Anonymous wrote:Anonymous wrote:Anonymous wrote:Anonymous wrote:you're still using your children as a means to remedy social injustice. In my opinion, that's ridiculous. My first obligation is to my kids - to provide them with the best experience possible.
But that's the rub, isn't it? One person's palliative is another's poison. Our DD is at a DCPS elementary that we never would've considered 10 years ago. 5 years ago? Maybe. Now there's a critical mass of parents (and new staff). At what point are you sacrificing your child on the altar of Political Correctness, and when does that become a rich, multicultural experience?
Your argument is a fatuous one, because it assumes that PP's children are being harmed in order to make the world a better place. Frankly, there's a history of parents who've participated in progressive movements and, yes, those parent's have involved their children. And those kids have turned out a fuck sight better than their coddled, wastrel peers.
Who?
http://en.wikipedia.org/wiki/Little_Rock_Nine
Anonymous wrote:Anonymous wrote:Anonymous wrote:you're still using your children as a means to remedy social injustice. In my opinion, that's ridiculous. My first obligation is to my kids - to provide them with the best experience possible.
But that's the rub, isn't it? One person's palliative is another's poison. Our DD is at a DCPS elementary that we never would've considered 10 years ago. 5 years ago? Maybe. Now there's a critical mass of parents (and new staff). At what point are you sacrificing your child on the altar of Political Correctness, and when does that become a rich, multicultural experience?

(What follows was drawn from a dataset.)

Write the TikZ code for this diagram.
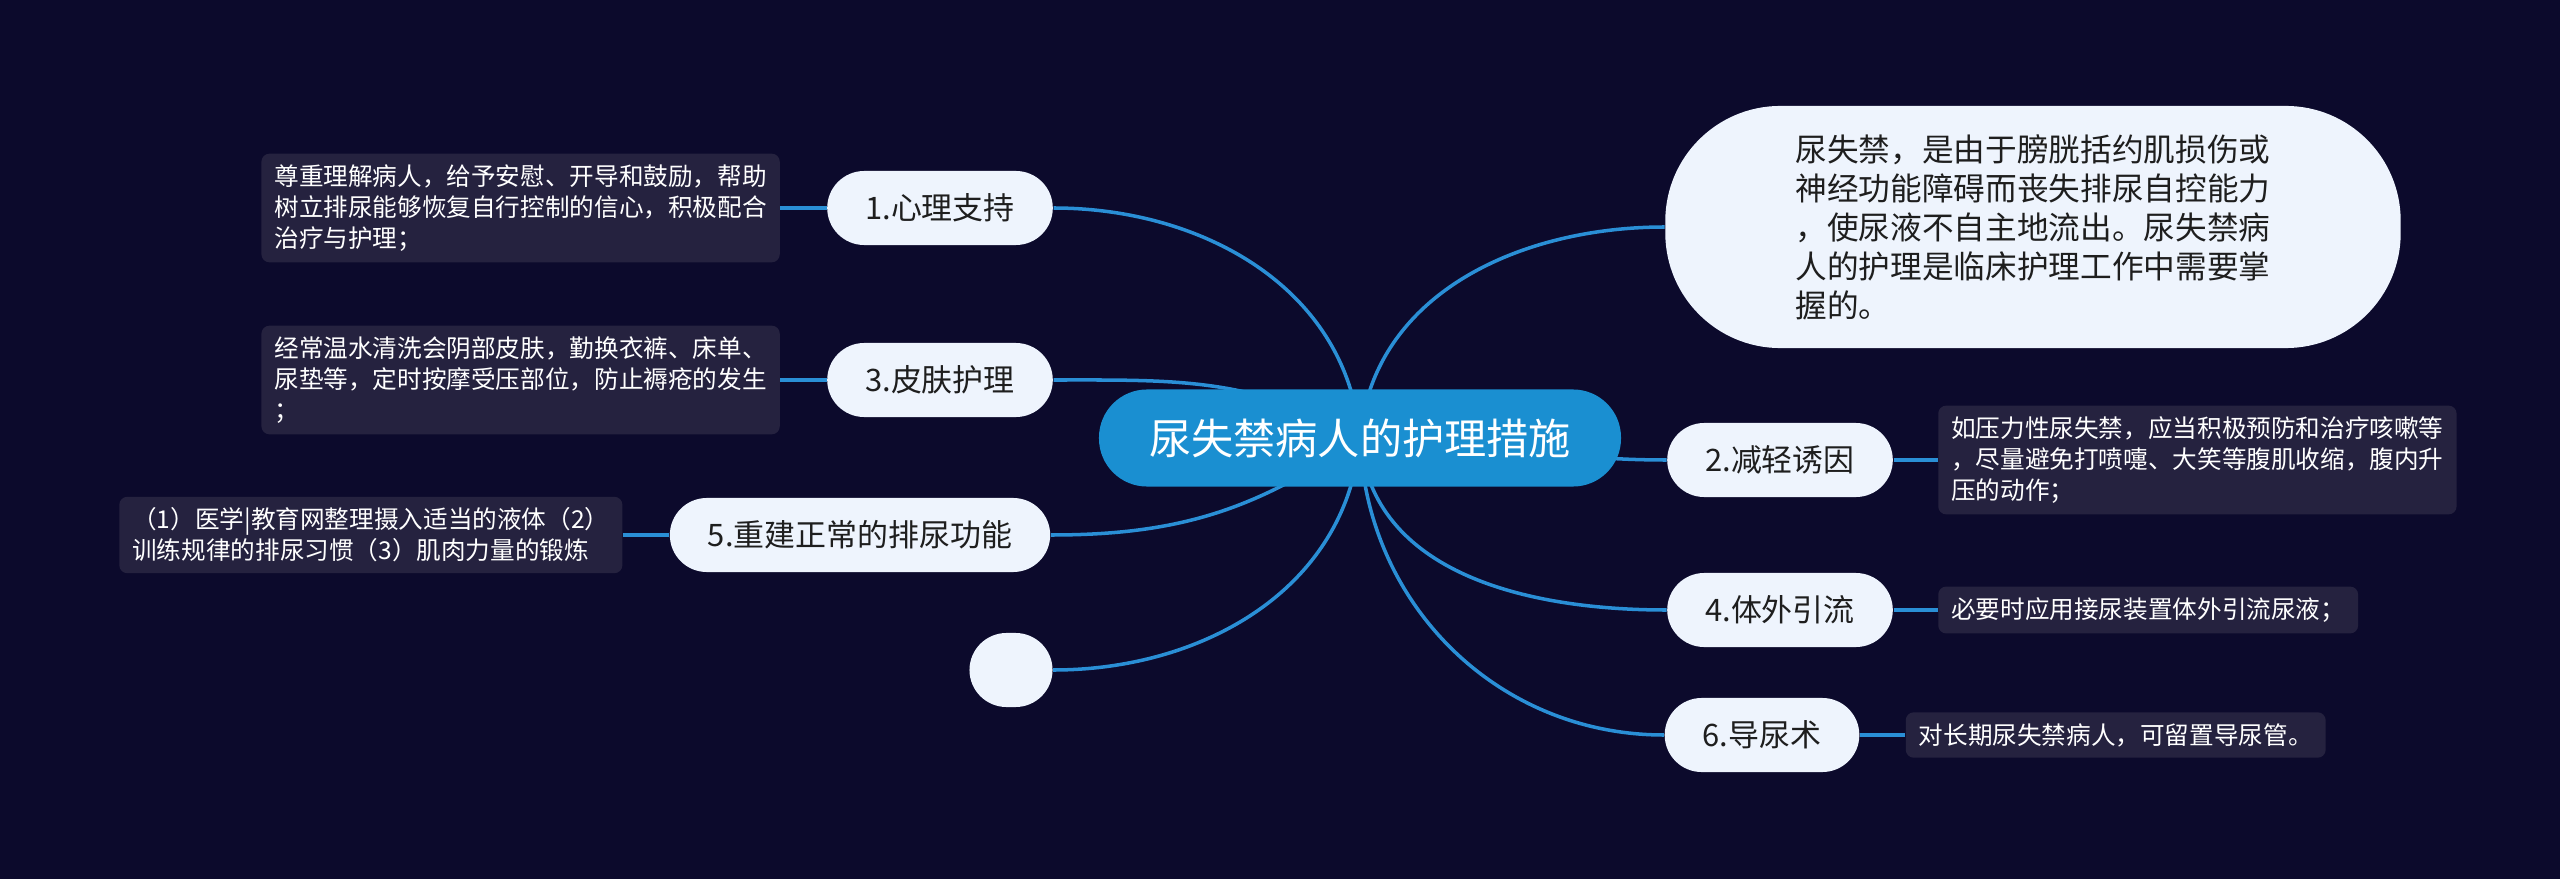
\documentclass[tikz,border=0pt]{standalone}
\usepackage{fontspec}
\usetikzlibrary{positioning,backgrounds}
\newfontfamily\cjk{Noto Sans CJK SC}
\definecolor{bgcol}{HTML}{0C0A2C}
\definecolor{rootcol}{HTML}{1A8FD1}
\definecolor{linkcol}{HTML}{2A8FD6}
\definecolor{branchcol}{HTML}{EEF4FD}
\definecolor{leafcol}{HTML}{25223F}
\definecolor{darktext}{HTML}{1E1E1E}

\tikzset{
  rootnode/.style={fill=rootcol,text=white,font=\cjk\fontsize{12}{14}\selectfont,
    rounded corners=0.48cm,minimum height=0.97cm,inner xsep=0.5cm},
  branch/.style={fill=branchcol,text=darktext,font=\cjk\fontsize{8.8}{10}\selectfont,
    rounded corners=0.37cm,minimum height=0.74cm,inner xsep=0.38cm},
  leaf/.style={fill=leafcol,text=white,font=\cjk\fontsize{7}{8.8}\selectfont,
    rounded corners=0.08cm,align=left,inner xsep=0.13cm,inner ysep=0.11cm},
  link/.style={linkcol,line width=1pt},
}

\begin{document}
\begin{tikzpicture}[x=0.01cm,y=-0.01cm]
% root and main branches
\node[rootnode] (root) at (1360,438) {尿失禁病人的护理措施};
\node[branch] (n1) at (940,208) {1.心理支持};
\node[branch] (n3) at (940,380) {3.皮肤护理};
\node[branch] (n5) at (860,535) {5.重建正常的排尿功能};
\node[branch,minimum width=0.83cm,inner xsep=0pt] (nx) at (1011,670) {};
\node[branch,rounded corners=1.15cm,minimum width=7.35cm,minimum height=2.42cm,
  align=left,font=\cjk\fontsize{9}{11.1}\selectfont] (intro) at (2033,227)
  {尿失禁，是由于膀胱括约肌损伤或\\神经功能障碍而丧失排尿自控能力\\，使尿液不自主地流出。尿失禁病\\人的护理是临床护理工作中需要掌\\握的。};
\node[branch] (n2) at (1780,460) {2.减轻诱因};
\node[branch] (n4) at (1780,610) {4.体外引流};
\node[branch] (n6) at (1762,735) {6.导尿术};
% details
\node[leaf,left=0.46cm of n1] (d1) {尊重理解病人，给予安慰、开导和鼓励，帮助\\树立排尿能够恢复自行控制的信心，积极配合\\治疗与护理；};
\node[leaf,left=0.46cm of n3] (d3) {经常温水清洗会阴部皮肤，勤换衣裤、床单、\\尿垫等，定时按摩受压部位，防止褥疮的发生\\；};
\node[leaf,left=0.46cm of n5] (d5) {（1）医学|教育网整理摄入适当的液体（2）\\训练规律的排尿习惯（3）肌肉力量的锻炼};
\node[leaf,right=0.44cm of n2] (d2) {如压力性尿失禁，应当积极预防和治疗咳嗽等\\，尽量避免打喷嚏、大笑等腹肌收缩，腹内升\\压的动作；};
\node[leaf,right=0.44cm of n4] (d4) {必要时应用接尿装置体外引流尿液；};
\node[leaf,right=0.45cm of n6] (d6) {对长期尿失禁病人，可留置导尿管。};
% backdrop and connectors
\begin{scope}[on background layer]
\fill[bgcol] (0,0) rectangle (2560,879);
\draw[link] (root.center) to[out=95,in=0] (n1.east);
\draw[link] (root.center) to[out=150,in=0] (n3.east);
\draw[link] (root.center) to[out=215,in=0] (n5.east);
\draw[link] (root.center) to[out=265,in=0] (nx.east);
\draw[link] (root.center) to[out=85,in=180] (intro.west);
\draw[link] (root.center) to[out=0,in=180] (n2.west);
\draw[link] (root.center) to[out=275,in=180] (n4.west);
\draw[link] (root.center) to[out=272,in=180] (n6.west);
\end{scope}
\foreach \a/\b in {n1/d1,n3/d3,n5/d5} \draw[link] (\a.west) -- (\b.east);
\foreach \a/\b in {n2/d2,n4/d4,n6/d6} \draw[link] (\a.east) -- (\b.west);
\end{tikzpicture}
\end{document}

Your argument is a fatuous one, because it assumes that PP's children are being harmed in order to make the world a better place. Frankly, there's a history of parents who've participated in progressive movements and, yes, those parent's have involved their children. And those kids have turned out a fuck sight better than their coddled, wastrel peers.
Who?
Anonymous wrote:Anonymous wrote:you're still using your children as a means to remedy social injustice. In my opinion, that's ridiculous. My first obligation is to my kids - to provide them with the best experience possible.
But that's the rub, isn't it? One person's palliative is another's poison. Our DD is at a DCPS elementary that we never would've considered 10 years ago. 5 years ago? Maybe. Now there's a critical mass of parents (and new staff). At what point are you sacrificing your child on the altar of Political Correctness, and when does that become a rich, multicultural experience?

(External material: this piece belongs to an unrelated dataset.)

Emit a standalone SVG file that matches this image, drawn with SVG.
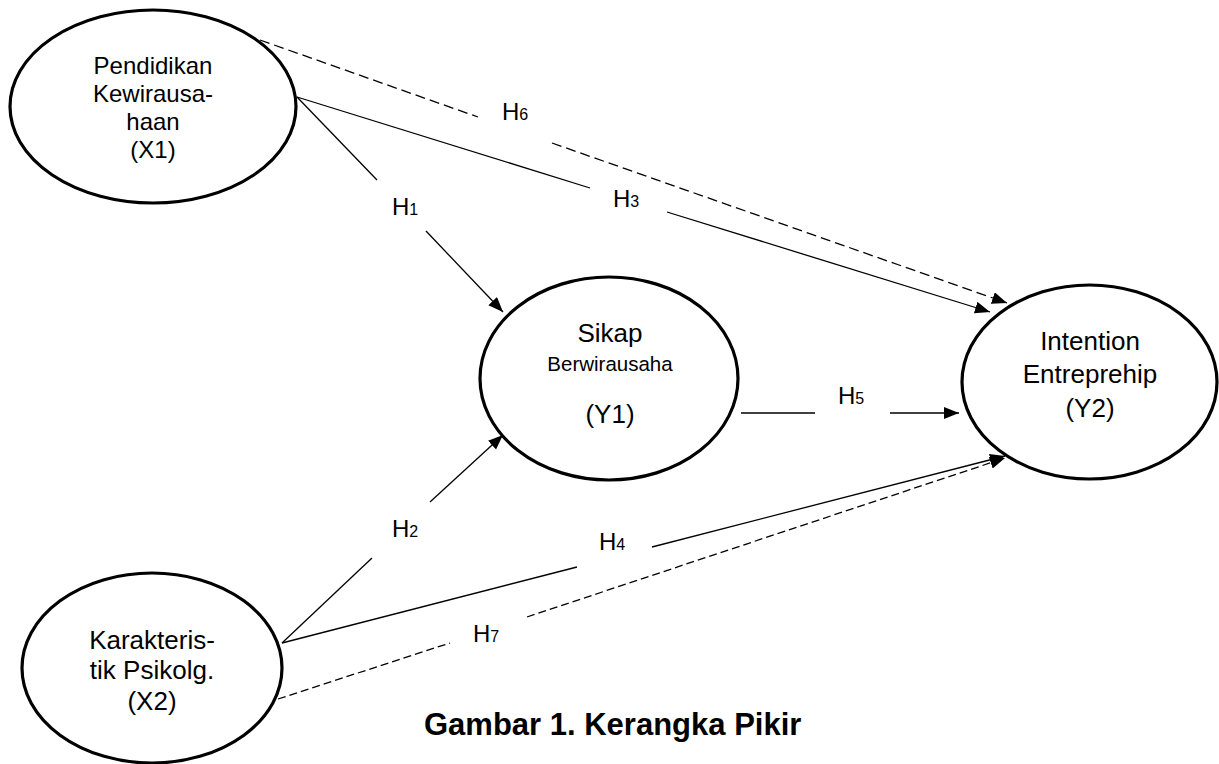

Your argument is a fatuous one, because it assumes that PP's children are being harmed in order to make the world a better place. Frankly, there's a history of parents who've participated in progressive movements and, yes, those parent's have involved their children. And those kids have turned out a fuck sight better than their coddled, wastrel peers.
Anonymous wrote:you're still using your children as a means to remedy social injustice. In my opinion, that's ridiculous. My first obligation is to my kids - to provide them with the best experience possible.

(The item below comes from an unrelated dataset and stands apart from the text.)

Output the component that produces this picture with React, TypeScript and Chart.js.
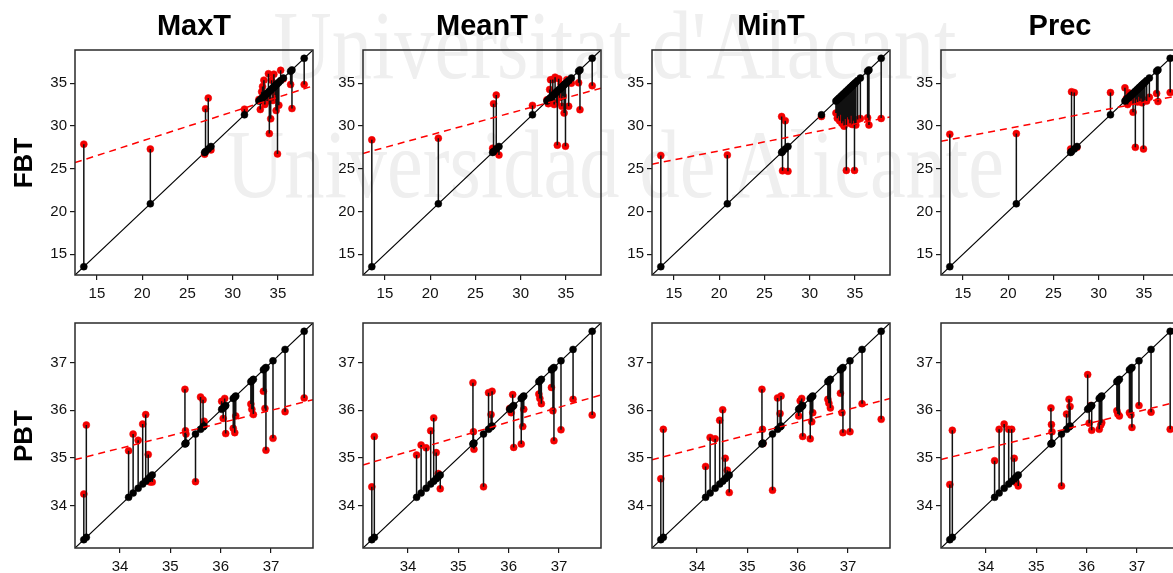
import React, { useEffect, useRef } from 'react';
import { Chart, registerables } from 'chart.js';

Chart.register(...registerables);

// Column (variable) and row (index) headings
const COLUMN_TITLES = ['MaxT', 'MeanT', 'MinT', 'Prec'];
const ROW_TITLES = ['FBT', 'PBT'];

// FBT: observed value per station and the value given by each variable
const FBT_OBSERVED = [13.55, 20.9, 26.9, 27.0, 27.3, 27.6, 31.3, 32.9, 33.05, 33.2, 33.3, 33.45, 33.55, 33.7, 33.8, 33.95, 34.05, 34.2, 34.3, 34.45, 34.55, 34.7, 34.8, 34.95, 35.1, 35.3, 35.6, 36.4, 36.55, 37.9];
const FBT_MAXT = [27.87, 27.3, 26.7, 32.0, 33.25, 27.2, 31.96, 33.1, 31.92, 34.0, 34.6, 35.35, 32.5, 33.4, 32.9, 36.1, 29.1, 30.83, 35.35, 32.97, 36.05, 33.6, 31.8, 26.73, 32.42, 36.5, 35.5, 34.84, 32.03, 34.84];
const FBT_MEANT = [28.37, 28.57, 27.4, 32.6, 33.6, 26.6, 32.4, 33.05, 32.6, 34.26, 35.39, 32.9, 35.43, 32.5, 35.7, 32.7, 27.75, 35.5, 33.3, 34.9, 32.3, 33.5, 31.5, 27.63, 35.4, 32.3, 35.0, 35.04, 31.9, 34.7];
const FBT_MINT = [26.54, 26.6, 31.1, 24.75, 30.6, 24.7, 31.1, 31.5, 30.9, 31.14, 30.6, 31.3, 30.3, 30.55, 29.97, 30.8, 24.8, 31.0, 30.75, 30.3, 31.2, 30.16, 30.6, 24.8, 30.1, 30.75, 30.87, 30.95, 30.1, 30.87];
const FBT_PREC = [29.03, 29.1, 27.3, 34.0, 33.9, 27.5, 33.9, 34.45, 33.2, 32.5, 33.87, 33.5, 32.9, 33.6, 31.6, 33.28, 27.5, 33.1, 32.8, 33.4, 32.9, 33.2, 32.7, 27.3, 33.0, 32.9, 33.36, 33.8, 32.85, 33.9];

// PBT: observed value per station and the value given by each variable
const PBT_OBSERVED = [33.28, 33.33, 34.17, 34.26, 34.36, 34.45, 34.51, 34.56, 34.6, 34.64, 35.29, 35.3, 35.31, 35.5, 35.6, 35.65, 35.67, 36.02, 36.05, 36.08, 36.1, 36.25, 36.28, 36.3, 36.6, 36.62, 36.65, 36.85, 36.88, 36.9, 37.04, 37.28, 37.66];
const PBT_MAXT = [34.24, 35.69, 35.15, 35.5, 35.37, 35.71, 35.91, 35.07, 34.49, 34.49, 36.44, 35.57, 35.5, 34.5, 36.28, 36.22, 35.77, 36.19, 35.83, 36.25, 35.51, 35.62, 35.53, 35.88, 36.13, 36.02, 35.91, 36.4, 36.04, 35.16, 35.41, 35.97, 36.26];
const PBT_MEANT = [34.39, 35.45, 35.06, 35.27, 35.21, 35.57, 35.84, 35.11, 34.67, 34.35, 36.58, 35.55, 35.18, 34.39, 36.37, 35.91, 36.4, 36.04, 35.95, 36.33, 35.22, 35.29, 35.66, 36.02, 36.34, 36.25, 36.14, 36.48, 35.99, 35.36, 35.59, 36.23, 35.9];
const PBT_MINT = [34.56, 35.6, 34.82, 35.43, 35.4, 35.79, 36.01, 34.99, 34.74, 34.27, 36.44, 35.6, 35.3, 34.32, 36.26, 35.93, 36.3, 35.88, 36.2, 36.25, 35.45, 35.4, 35.76, 35.95, 36.23, 36.15, 36.05, 36.36, 35.95, 35.53, 35.55, 36.14, 35.81];
const PBT_PREC = [34.44, 35.58, 34.94, 35.6, 35.71, 35.6, 35.6, 34.99, 34.48, 34.41, 36.05, 35.7, 35.55, 34.41, 35.92, 36.23, 36.08, 36.75, 35.73, 36.1, 35.58, 35.6, 35.69, 35.74, 35.99, 35.92, 35.88, 35.95, 35.9, 35.64, 36.1, 35.96, 35.6];

// Axis tick values for each row
const FBT_TICKS = [15, 20, 25, 30, 35];
const PBT_TICKS = [34, 35, 36, 37];

const ROWS = [
  { observed: FBT_OBSERVED, predicted: [FBT_MAXT, FBT_MEANT, FBT_MINT, FBT_PREC], ticks: FBT_TICKS },
  { observed: PBT_OBSERVED, predicted: [PBT_MAXT, PBT_MEANT, PBT_MINT, PBT_PREC], ticks: PBT_TICKS },
];

// Layout of the panel grid (plot-area corners, in page pixels)
const PLOT_LEFT = [75, 363, 652, 941];
const PLOT_TOP = [50, 323];
const PLOT_W = 238;
const PLOT_H = 225;
const Y_AXIS_W = 50;
const X_AXIS_H = 40;
const PAD = 16;

const SANS = "'Liberation Sans', Arial, Helvetica, sans-serif";
const SERIF = "'Liberation Serif', 'Times New Roman', serif";

// Least-squares line of predicted on observed
function fitLine(xs: number[], ys: number[]) {
  const n = xs.length;
  const mx = xs.reduce((a, b) => a + b, 0) / n;
  const my = ys.reduce((a, b) => a + b, 0) / n;
  let sxy = 0;
  let sxx = 0;
  for (let i = 0; i < n; i++) {
    sxy += (xs[i] - mx) * (ys[i] - my);
    sxx += (xs[i] - mx) * (xs[i] - mx);
  }
  const slope = sxy / sxx;
  return { slope, intercept: my - slope * mx };
}

// Closed box around the plotting region
const panelFrame = {
  id: 'panelFrame',
  afterDatasetsDraw(chart: any) {
    const { ctx, chartArea: a } = chart;
    ctx.save();
    ctx.strokeStyle = '#2a2a2a';
    ctx.lineWidth = 1.5;
    ctx.strokeRect(a.left, a.top, a.right - a.left, a.bottom - a.top);
    ctx.restore();
  },
};

function axisOptions(ticks: number[], lo: number, hi: number, isX: boolean) {
  return {
    type: 'linear',
    position: isX ? 'bottom' : 'left',
    min: lo,
    max: hi,
    afterBuildTicks: (scale: any) => {
      scale.ticks = ticks.map((v) => ({ value: v }));
    },
    afterFit: (scale: any) => {
      if (isX) scale.height = X_AXIS_H;
      else scale.width = Y_AXIS_W;
    },
    grid: {
      display: true,
      drawOnChartArea: false,
      drawTicks: true,
      tickLength: 5,
      color: '#1a1a1a',
      lineWidth: 1.2,
    },
    border: { display: false },
    ticks: {
      color: '#111',
      font: { family: SANS, size: 15 },
      padding: isX ? 5 : 3,
      maxRotation: 0,
      minRotation: 0,
      autoSkip: false,
    },
  };
}

function Panel({ observed, predicted, ticks, left, top }: any) {
  const ref = useRef<HTMLCanvasElement | null>(null);
  const width = Y_AXIS_W + PLOT_W + PAD;
  const height = PAD + PLOT_H + X_AXIS_H;

  useEffect(() => {
    if (!ref.current) return;
    const min = Math.min(...observed);
    const max = Math.max(...observed);
    const lo = min - 0.04 * (max - min);
    const hi = max + 0.04 * (max - min);
    const { slope, intercept } = fitLine(observed, predicted);

    const segments: any[] = [];
    observed.forEach((x: number, i: number) => {
      segments.push({ x, y: x }, { x, y: predicted[i] }, { x, y: null });
    });

    const chart = new Chart(ref.current, {
      type: 'scatter',
      data: {
        datasets: [
          {
            type: 'line',
            data: [
              { x: lo, y: intercept + slope * lo },
              { x: hi, y: intercept + slope * hi },
            ],
            borderColor: '#ff0000',
            borderWidth: 1.5,
            borderDash: [7, 5],
            pointRadius: 0,
            order: 0,
          },
          {
            data: observed.map((x: number) => ({ x, y: x })),
            pointBackgroundColor: '#000',
            pointBorderColor: '#000',
            pointBorderWidth: 0.5,
            pointRadius: 3.5,
            order: 1,
          },
          {
            type: 'line',
            data: segments,
            borderColor: '#111',
            borderWidth: 1.5,
            pointRadius: 0,
            spanGaps: false,
            order: 2,
          },
          {
            data: observed.map((x: number, i: number) => ({ x, y: predicted[i] })),
            pointBackgroundColor: '#f20000',
            pointBorderColor: '#f20000',
            pointBorderWidth: 0.5,
            pointRadius: 3.5,
            order: 3,
          },
          {
            type: 'line',
            data: [
              { x: lo, y: lo },
              { x: hi, y: hi },
            ],
            borderColor: '#000',
            borderWidth: 1.2,
            pointRadius: 0,
            order: 4,
          },
        ],
      } as any,
      options: {
        animation: false,
        responsive: false,
        devicePixelRatio: 1,
        events: [],
        layout: { padding: { left: 0, top: PAD, right: PAD, bottom: 0 } },
        plugins: { legend: { display: false }, tooltip: { enabled: false } },
        scales: {
          x: axisOptions(ticks, lo, hi, true),
          y: axisOptions(ticks, lo, hi, false),
        },
      } as any,
      plugins: [panelFrame],
    });
    return () => chart.destroy();
  }, []);

  return (
    <canvas
      ref={ref}
      width={width}
      height={height}
      style={{
        position: 'absolute',
        left: left - Y_AXIS_W,
        top: top - PAD,
        width,
        height,
      }}
    />
  );
}

const TITLE_SIZE = 29;
const ROW_LABEL_SIZE = 26;
const WM_SIZE = 80.5;
const WM_BASE = 0.8375 * WM_SIZE;

export default function App() {
  const watermark = (text: string, baseline: number) => (
    <div
      style={{
        position: 'absolute',
        left: 615,
        top: baseline - WM_BASE,
        transform: 'translateX(-50%) scaleY(1.2)',
        transformOrigin: `50% ${WM_BASE}px`,
        whiteSpace: 'nowrap',
        fontFamily: SERIF,
        fontSize: WM_SIZE,
        lineHeight: `${WM_SIZE}px`,
        color: '#efefef',
      }}
    >
      {text}
    </div>
  );

  return (
    <div
      style={{
        position: 'fixed',
        left: 0,
        top: 0,
        width: 1173,
        height: 573,
        overflow: 'hidden',
        background: '#fff',
      }}
    >
      {watermark("Universitat d'Alacant", 78)}
      {watermark('Universidad de Alicante', 197)}

      {ROWS.map((row, r) =>
        row.predicted.map((pred, c) => (
          <Panel
            key={`${r}-${c}`}
            observed={row.observed}
            predicted={pred}
            ticks={row.ticks}
            left={PLOT_LEFT[c]}
            top={PLOT_TOP[r]}
          />
        ))
      )}

      {COLUMN_TITLES.map((t, c) => (
        <div
          key={t}
          style={{
            position: 'absolute',
            left: PLOT_LEFT[c] + PLOT_W / 2,
            top: 10.5,
            transform: 'translateX(-50%)',
            fontFamily: SANS,
            fontWeight: 'bold',
            fontSize: TITLE_SIZE,
            lineHeight: `${TITLE_SIZE}px`,
            whiteSpace: 'nowrap',
            color: '#000',
          }}
        >
          {t}
        </div>
      ))}

      {ROW_TITLES.map((t, r) => (
        <div
          key={t}
          style={{
            position: 'absolute',
            left: 22.5,
            top: PLOT_TOP[r] + PLOT_H / 2,
            transform: 'translate(-50%, -50%) rotate(-90deg)',
            fontFamily: SANS,
            fontWeight: 'bold',
            fontSize: ROW_LABEL_SIZE,
            lineHeight: `${ROW_LABEL_SIZE}px`,
            whiteSpace: 'nowrap',
            color: '#000',
          }}
        >
          {t}
        </div>
      ))}
    </div>
  );
}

Anonymous wrote:The community of schools with majority poor kids consists of parents of these kids, and whatever else is around these schools. Not middleclass parents across town. Maybe you should direct your requests to help to the right community.
Anonymous wrote:And yet we are very not. Because regardless of color or national origin, we share the following characteristics: everyone has a graduate degree, at least. Everyone speaks 2+ languages. Everyone has traveled to dozens of countries. Everyone has gone to a handful of top universities internationally. Everyone is highly literate. Most people come from solid families that cared about education. Many come from their country elites.
Really? The people who clean your offices, answer the phones, maintain your computers, schedule your travel, etc. all are multilingual, well-traveled holders of graduate degrees who are products of their country elites?
More likely, those people are invisible to you. If you're trying to prove the point that you (and perhaps your coworkers) are elitist D-bags - congratulations, you're doing a bang-up jub.
And yet we are very not. Because regardless of color or national origin, we share the following characteristics: everyone has a graduate degree, at least. Everyone speaks 2+ languages. Everyone has traveled to dozens of countries. Everyone has gone to a handful of top universities internationally. Everyone is highly literate. Most people come from solid families that cared about education. Many come from their country elites.
Is it not possible to advocate for your children and your community at the same time? In a school system with so much choice it is not necessary to take the harder road of trying to advocate for both, that is definitely true. Too bad for the poor and disadvantaged - all these choices were supposedly meant to help them, yet from reading these posts it seems like it just gives more advantaged families more opportunities to turn a blind eye to society's problems without actually having to move to a new community.